— start of PROVIDED DATA —

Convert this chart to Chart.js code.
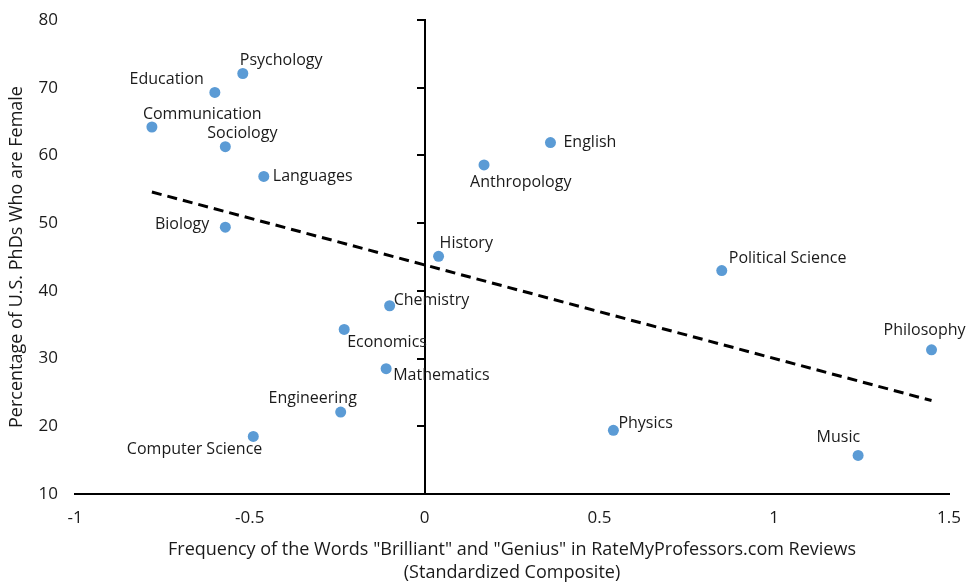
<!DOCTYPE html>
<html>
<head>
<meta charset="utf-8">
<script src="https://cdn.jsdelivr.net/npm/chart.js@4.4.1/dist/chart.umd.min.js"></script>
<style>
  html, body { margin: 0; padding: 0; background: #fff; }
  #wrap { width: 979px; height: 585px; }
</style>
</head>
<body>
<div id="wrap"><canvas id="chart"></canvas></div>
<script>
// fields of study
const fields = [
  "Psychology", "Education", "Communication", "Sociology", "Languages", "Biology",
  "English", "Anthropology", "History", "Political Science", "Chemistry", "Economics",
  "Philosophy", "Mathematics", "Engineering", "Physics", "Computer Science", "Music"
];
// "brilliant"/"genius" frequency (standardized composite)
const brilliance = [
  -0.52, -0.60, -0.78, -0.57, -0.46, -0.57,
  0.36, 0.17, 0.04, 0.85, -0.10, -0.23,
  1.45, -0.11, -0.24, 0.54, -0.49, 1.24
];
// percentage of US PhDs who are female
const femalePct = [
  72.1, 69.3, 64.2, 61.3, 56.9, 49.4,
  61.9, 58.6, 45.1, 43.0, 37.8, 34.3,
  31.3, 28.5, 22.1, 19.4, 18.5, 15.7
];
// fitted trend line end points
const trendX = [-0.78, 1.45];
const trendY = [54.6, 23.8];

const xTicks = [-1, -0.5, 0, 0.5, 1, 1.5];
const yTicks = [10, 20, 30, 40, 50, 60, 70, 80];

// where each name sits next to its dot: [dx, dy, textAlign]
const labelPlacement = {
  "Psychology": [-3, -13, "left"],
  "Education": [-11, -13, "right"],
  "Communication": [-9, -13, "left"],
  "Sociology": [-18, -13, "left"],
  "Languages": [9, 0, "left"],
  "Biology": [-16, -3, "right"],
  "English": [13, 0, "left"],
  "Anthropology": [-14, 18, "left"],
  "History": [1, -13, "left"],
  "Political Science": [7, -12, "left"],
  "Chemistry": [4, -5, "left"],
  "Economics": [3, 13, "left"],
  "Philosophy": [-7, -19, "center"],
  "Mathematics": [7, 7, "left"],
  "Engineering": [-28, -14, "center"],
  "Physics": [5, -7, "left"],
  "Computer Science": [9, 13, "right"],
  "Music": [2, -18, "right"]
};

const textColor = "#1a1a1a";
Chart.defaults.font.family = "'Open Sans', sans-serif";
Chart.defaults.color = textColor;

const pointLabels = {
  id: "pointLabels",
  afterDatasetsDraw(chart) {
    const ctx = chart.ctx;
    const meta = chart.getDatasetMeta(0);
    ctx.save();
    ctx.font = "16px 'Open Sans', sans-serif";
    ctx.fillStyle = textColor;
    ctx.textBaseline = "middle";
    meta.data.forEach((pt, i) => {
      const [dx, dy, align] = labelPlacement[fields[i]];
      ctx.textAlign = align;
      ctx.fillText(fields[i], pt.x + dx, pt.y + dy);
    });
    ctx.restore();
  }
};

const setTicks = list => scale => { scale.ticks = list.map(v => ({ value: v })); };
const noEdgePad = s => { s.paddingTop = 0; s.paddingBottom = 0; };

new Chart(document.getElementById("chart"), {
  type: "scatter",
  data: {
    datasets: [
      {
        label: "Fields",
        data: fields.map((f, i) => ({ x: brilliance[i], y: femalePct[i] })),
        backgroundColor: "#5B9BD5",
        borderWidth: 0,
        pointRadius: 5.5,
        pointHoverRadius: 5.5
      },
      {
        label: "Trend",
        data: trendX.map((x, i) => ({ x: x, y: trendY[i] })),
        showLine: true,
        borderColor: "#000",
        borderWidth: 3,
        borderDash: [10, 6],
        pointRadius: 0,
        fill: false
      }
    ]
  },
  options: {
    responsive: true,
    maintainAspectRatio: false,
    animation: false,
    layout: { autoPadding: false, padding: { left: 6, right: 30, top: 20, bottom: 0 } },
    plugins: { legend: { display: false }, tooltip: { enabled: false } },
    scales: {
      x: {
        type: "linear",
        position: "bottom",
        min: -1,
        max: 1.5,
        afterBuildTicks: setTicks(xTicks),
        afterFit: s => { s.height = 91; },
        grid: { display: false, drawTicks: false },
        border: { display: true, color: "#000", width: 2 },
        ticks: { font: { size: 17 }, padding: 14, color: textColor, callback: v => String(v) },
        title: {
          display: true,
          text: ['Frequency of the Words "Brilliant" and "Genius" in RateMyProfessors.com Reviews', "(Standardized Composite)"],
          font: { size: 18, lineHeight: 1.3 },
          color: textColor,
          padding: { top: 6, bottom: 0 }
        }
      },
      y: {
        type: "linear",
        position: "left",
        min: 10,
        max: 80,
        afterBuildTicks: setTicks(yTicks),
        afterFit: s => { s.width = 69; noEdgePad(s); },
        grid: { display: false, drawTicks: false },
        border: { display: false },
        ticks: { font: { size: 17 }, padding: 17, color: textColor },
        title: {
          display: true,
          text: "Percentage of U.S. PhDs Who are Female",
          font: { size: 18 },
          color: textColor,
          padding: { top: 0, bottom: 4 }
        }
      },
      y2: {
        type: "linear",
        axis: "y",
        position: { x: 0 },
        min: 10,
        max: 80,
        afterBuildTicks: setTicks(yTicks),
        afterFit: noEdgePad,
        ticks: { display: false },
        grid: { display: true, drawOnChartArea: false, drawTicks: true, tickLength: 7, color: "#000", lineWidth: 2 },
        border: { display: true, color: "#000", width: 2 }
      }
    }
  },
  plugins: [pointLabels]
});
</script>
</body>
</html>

— end of PROVIDED DATA —
— start of PROVIDED DATA —

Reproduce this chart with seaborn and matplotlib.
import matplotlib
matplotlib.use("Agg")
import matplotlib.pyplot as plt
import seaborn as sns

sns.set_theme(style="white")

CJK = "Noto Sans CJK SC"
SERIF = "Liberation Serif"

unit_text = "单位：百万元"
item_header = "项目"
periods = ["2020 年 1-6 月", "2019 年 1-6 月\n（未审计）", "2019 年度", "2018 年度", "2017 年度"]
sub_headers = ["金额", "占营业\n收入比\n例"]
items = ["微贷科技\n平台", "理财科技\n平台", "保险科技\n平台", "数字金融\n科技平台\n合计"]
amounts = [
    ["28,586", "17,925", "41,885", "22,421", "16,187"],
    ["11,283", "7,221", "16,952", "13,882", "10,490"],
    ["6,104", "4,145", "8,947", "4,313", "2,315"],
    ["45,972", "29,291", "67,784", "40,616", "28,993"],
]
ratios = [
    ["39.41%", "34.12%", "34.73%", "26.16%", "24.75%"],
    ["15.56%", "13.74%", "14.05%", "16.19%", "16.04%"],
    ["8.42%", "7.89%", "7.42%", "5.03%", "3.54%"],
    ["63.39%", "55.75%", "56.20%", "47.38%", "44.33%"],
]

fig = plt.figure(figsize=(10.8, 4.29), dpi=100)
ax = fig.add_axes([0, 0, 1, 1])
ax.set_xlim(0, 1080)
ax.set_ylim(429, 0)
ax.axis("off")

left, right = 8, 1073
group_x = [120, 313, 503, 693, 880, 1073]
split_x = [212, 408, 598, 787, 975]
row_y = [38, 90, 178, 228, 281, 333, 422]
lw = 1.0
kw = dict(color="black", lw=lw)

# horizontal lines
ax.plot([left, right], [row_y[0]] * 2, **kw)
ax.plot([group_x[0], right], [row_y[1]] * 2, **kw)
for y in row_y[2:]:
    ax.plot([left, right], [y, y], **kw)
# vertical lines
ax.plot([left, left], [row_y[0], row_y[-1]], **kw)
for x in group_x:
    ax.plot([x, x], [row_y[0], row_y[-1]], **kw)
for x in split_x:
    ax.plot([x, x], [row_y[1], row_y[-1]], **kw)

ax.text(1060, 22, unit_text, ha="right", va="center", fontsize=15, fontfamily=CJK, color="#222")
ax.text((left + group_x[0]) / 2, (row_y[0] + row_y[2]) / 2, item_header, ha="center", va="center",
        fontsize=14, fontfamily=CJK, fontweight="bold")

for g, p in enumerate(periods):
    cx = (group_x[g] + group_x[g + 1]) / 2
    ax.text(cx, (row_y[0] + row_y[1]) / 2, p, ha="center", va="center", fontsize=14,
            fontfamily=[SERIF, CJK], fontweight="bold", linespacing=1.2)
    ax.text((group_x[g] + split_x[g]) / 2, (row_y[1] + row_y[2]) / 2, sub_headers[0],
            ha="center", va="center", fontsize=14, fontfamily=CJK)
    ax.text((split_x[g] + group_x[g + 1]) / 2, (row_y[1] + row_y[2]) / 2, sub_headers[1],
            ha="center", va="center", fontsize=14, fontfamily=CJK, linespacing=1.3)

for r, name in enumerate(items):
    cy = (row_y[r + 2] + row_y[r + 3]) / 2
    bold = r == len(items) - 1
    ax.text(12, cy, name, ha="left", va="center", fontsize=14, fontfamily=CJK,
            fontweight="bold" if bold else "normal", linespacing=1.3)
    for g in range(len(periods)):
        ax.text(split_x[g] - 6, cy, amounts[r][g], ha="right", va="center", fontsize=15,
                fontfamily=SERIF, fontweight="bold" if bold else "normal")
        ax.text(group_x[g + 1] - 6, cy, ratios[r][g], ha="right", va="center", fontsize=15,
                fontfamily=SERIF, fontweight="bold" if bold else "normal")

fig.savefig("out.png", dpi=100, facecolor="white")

— end of PROVIDED DATA —

THE REQUEST: Nothing but the lines from the one with "Convert this chart to Chart.js code." through the one with "Chart.defaults.color = textColor;" should be copied, word for word. Pictures are left out.

EXERCISE RESPONSE:
Convert this chart to Chart.js code.
<!DOCTYPE html>
<html>
<head>
<meta charset="utf-8">
<script src="https://cdn.jsdelivr.net/npm/chart.js@4.4.1/dist/chart.umd.min.js"></script>
<style>
  html, body { margin: 0; padding: 0; background: #fff; }
  #wrap { width: 979px; height: 585px; }
</style>
</head>
<body>
<div id="wrap"><canvas id="chart"></canvas></div>
<script>
// fields of study
const fields = [
  "Psychology", "Education", "Communication", "Sociology", "Languages", "Biology",
  "English", "Anthropology", "History", "Political Science", "Chemistry", "Economics",
  "Philosophy", "Mathematics", "Engineering", "Physics", "Computer Science", "Music"
];
// "brilliant"/"genius" frequency (standardized composite)
const brilliance = [
  -0.52, -0.60, -0.78, -0.57, -0.46, -0.57,
  0.36, 0.17, 0.04, 0.85, -0.10, -0.23,
  1.45, -0.11, -0.24, 0.54, -0.49, 1.24
];
// percentage of US PhDs who are female
const femalePct = [
  72.1, 69.3, 64.2, 61.3, 56.9, 49.4,
  61.9, 58.6, 45.1, 43.0, 37.8, 34.3,
  31.3, 28.5, 22.1, 19.4, 18.5, 15.7
];
// fitted trend line end points
const trendX = [-0.78, 1.45];
const trendY = [54.6, 23.8];

const xTicks = [-1, -0.5, 0, 0.5, 1, 1.5];
const yTicks = [10, 20, 30, 40, 50, 60, 70, 80];

// where each name sits next to its dot: [dx, dy, textAlign]
const labelPlacement = {
  "Psychology": [-3, -13, "left"],
  "Education": [-11, -13, "right"],
  "Communication": [-9, -13, "left"],
  "Sociology": [-18, -13, "left"],
  "Languages": [9, 0, "left"],
  "Biology": [-16, -3, "right"],
  "English": [13, 0, "left"],
  "Anthropology": [-14, 18, "left"],
  "History": [1, -13, "left"],
  "Political Science": [7, -12, "left"],
  "Chemistry": [4, -5, "left"],
  "Economics": [3, 13, "left"],
  "Philosophy": [-7, -19, "center"],
  "Mathematics": [7, 7, "left"],
  "Engineering": [-28, -14, "center"],
  "Physics": [5, -7, "left"],
  "Computer Science": [9, 13, "right"],
  "Music": [2, -18, "right"]
};

const textColor = "#1a1a1a";
Chart.defaults.font.family = "'Open Sans', sans-serif";
Chart.defaults.color = textColor;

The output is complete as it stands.